-- What is asked --
Omit all pictures. Copy the rest of the material exactly.

-- Supplied data --

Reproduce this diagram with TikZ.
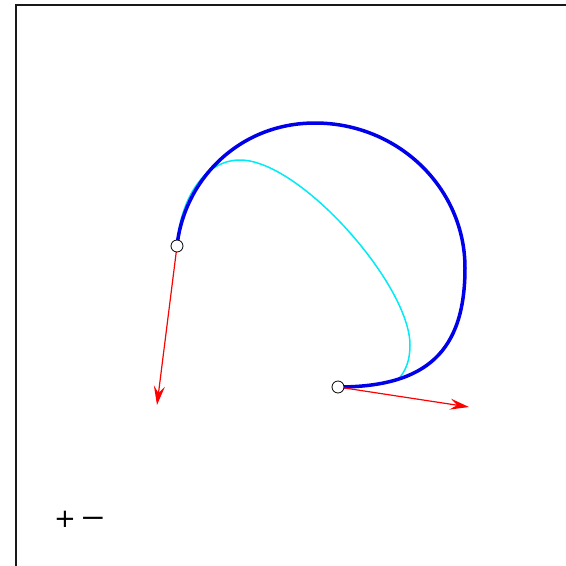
\documentclass[tikz,border=0pt]{standalone}
\usepackage{fontspec}
\usepackage{graphicx}
\newfontfamily\djv{DejaVu Sans}
\usetikzlibrary{arrows.meta}
\definecolor{aquac}{RGB}{0,235,245}
\definecolor{bluec}{RGB}{0,0,235}
\definecolor{redc}{RGB}{255,0,0}
\begin{document}
\begin{tikzpicture}[x=1pt,y=-1pt,
  handle/.style={circle,draw=black,fill=white,line width=0.8pt,minimum size=12pt,inner sep=0pt},
  vec/.style={redc,line width=1.2pt,-{Stealth[length=19pt,width=11pt,inset=7pt]}},
  mainc/.style={bluec,line width=3.5pt},
  auxc/.style={aquac,line width=1.5pt},
  framel/.style={line width=2pt,black!90},
  btn/.style={font=\djv\fontsize{26}{26}\selectfont,inner sep=0pt}]
\useasboundingbox (0,0) rectangle (566,566);
\fill[white] (0,0) rectangle (566,566);
\draw[framel] (16,566) -- (16,5) -- (566,5);
\coordinate (a) at (177,246);
\coordinate (b) at (338,387);
\coordinate (ta) at (157,405);
\coordinate (tb) at (469,407);
\draw[auxc] (a) .. controls (180,198) and (205,160) .. (240,160)
  .. controls (300,160) and (410,285) .. (410,345)
  .. controls (410,360) and (406,371) .. (398,379.5)
  .. controls (380,385) and (360,387) .. (b);
\draw[mainc] (a) .. controls (184,180) and (239,123) .. (315,123)
  .. controls (398,123) and (465,188) .. (465,268)
  .. controls (465,351) and (427,387) .. (b);
\draw[vec] (a) -- (ta);
\draw[vec] (b) -- (tb);
\node[handle] (p0) at (a) {};
\node[handle] (p1) at (b) {};
\node[btn] (plus) at (65,519) {+};
\node[btn] (minus) at (93,522) {\scalebox{1.2}[1]{−}};
\end{tikzpicture}
\end{document}
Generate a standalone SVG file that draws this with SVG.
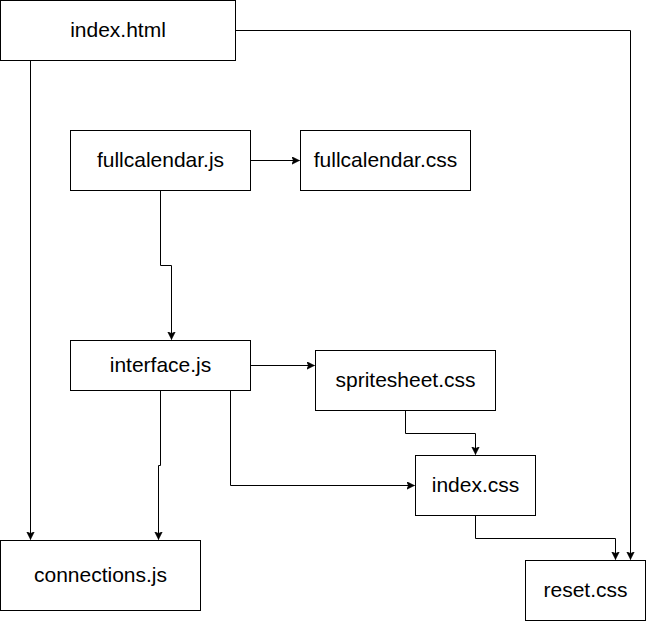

-- Result of the exercise --
Reproduce this diagram with TikZ.
\documentclass[tikz,border=0pt]{standalone}
\usepackage{fontspec}
\usepackage{graphicx}
\newfontfamily\djv{DejaVu Sans}
\usetikzlibrary{arrows.meta}
\definecolor{aquac}{RGB}{0,235,245}
\definecolor{bluec}{RGB}{0,0,235}
\definecolor{redc}{RGB}{255,0,0}
\begin{document}
\begin{tikzpicture}[x=1pt,y=-1pt,
  handle/.style={circle,draw=black,fill=white,line width=0.8pt,minimum size=12pt,inner sep=0pt},
  vec/.style={redc,line width=1.2pt,-{Stealth[length=19pt,width=11pt,inset=7pt]}},
  mainc/.style={bluec,line width=3.5pt},
  auxc/.style={aquac,line width=1.5pt},
  framel/.style={line width=2pt,black!90},
  btn/.style={font=\djv\fontsize{26}{26}\selectfont,inner sep=0pt}]
\useasboundingbox (0,0) rectangle (566,566);
\fill[white] (0,0) rectangle (566,566);
\draw[framel] (16,566) -- (16,5) -- (566,5);
\coordinate (a) at (177,246);
\coordinate (b) at (338,387);
\coordinate (ta) at (157,405);
\coordinate (tb) at (469,407);
\draw[auxc] (a) .. controls (180,198) and (205,160) .. (240,160)
  .. controls (300,160) and (410,285) .. (410,345)
  .. controls (410,360) and (406,371) .. (398,379.5)
  .. controls (380,385) and (360,387) .. (b);
\draw[mainc] (a) .. controls (184,180) and (239,123) .. (315,123)
  .. controls (398,123) and (465,188) .. (465,268)
  .. controls (465,351) and (427,387) .. (b);
\draw[vec] (a) -- (ta);
\draw[vec] (b) -- (tb);
\node[handle] (p0) at (a) {};
\node[handle] (p1) at (b) {};
\node[btn] (plus) at (65,519) {+};
\node[btn] (minus) at (93,522) {\scalebox{1.2}[1]{−}};
\end{tikzpicture}
\end{document}
Generate a standalone SVG file that draws this with SVG.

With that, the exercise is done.